The average duration of provincial debt has dropped since hitting a peak of nine years in April, Bank of America Merrill Lynch data shows. It is now 8.3 years, compared with an average seven years in the Canada Broad Market Index. Both Ontario and Quebec have weighted-average debt maturities of 12 years.
“The current situation where we may in the future see investors want a bit more shorter-term than longer term is not a problem really with us,” Bernard Turgeon, associate deputy minister at the Quebec Ministry of Finance, said Sept. 12 at the Bloomberg Link conference. “Over the past few years we have been able to lengthen the average maturity of our debt. So we are comfortable if interest rates go up because it’s not a large part of the debt that comes to maturity every year. The current situation is not a source of preoccupation.”
The debt of Canadian provinces and local governments remains the largest holding in Pimco’s Canadian Total Return Bond Fund, overshadowing the 38 percent allocation to government debt and 7 percent weighting in corporate credit.
“I do not expect tapering to disproportionately affect provincial bonds,” Ed Devlin, the London-based manager of the fund, said in an e-mailed response to questions yesterday.

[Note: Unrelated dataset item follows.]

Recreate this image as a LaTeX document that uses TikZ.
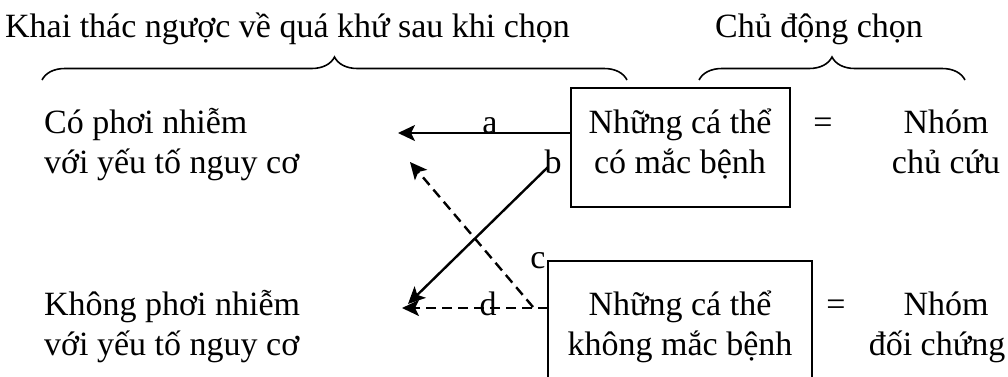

Roland Lescure, chief investment officer at Caisse de Depot et Placement du Quebec said his firm still favors provincial securities because they are safe investments that offer extra yield. He was also speaking in New York on Sept. 12 at the Bloomberg Link conference.
Provincial bonds yield an average 73 basis points more than federal debt, according to Merrill Lynch data. The debt of Ontario, Canada’s largest provincial borrower, is rated Aa2 by Moody’s Investors Service and AA- by Standard & Poor’s, third and fourth highest of 10 possible investment grades. Quebec is rated Aa2 by Moody’s and a grade lower by S&P at A+.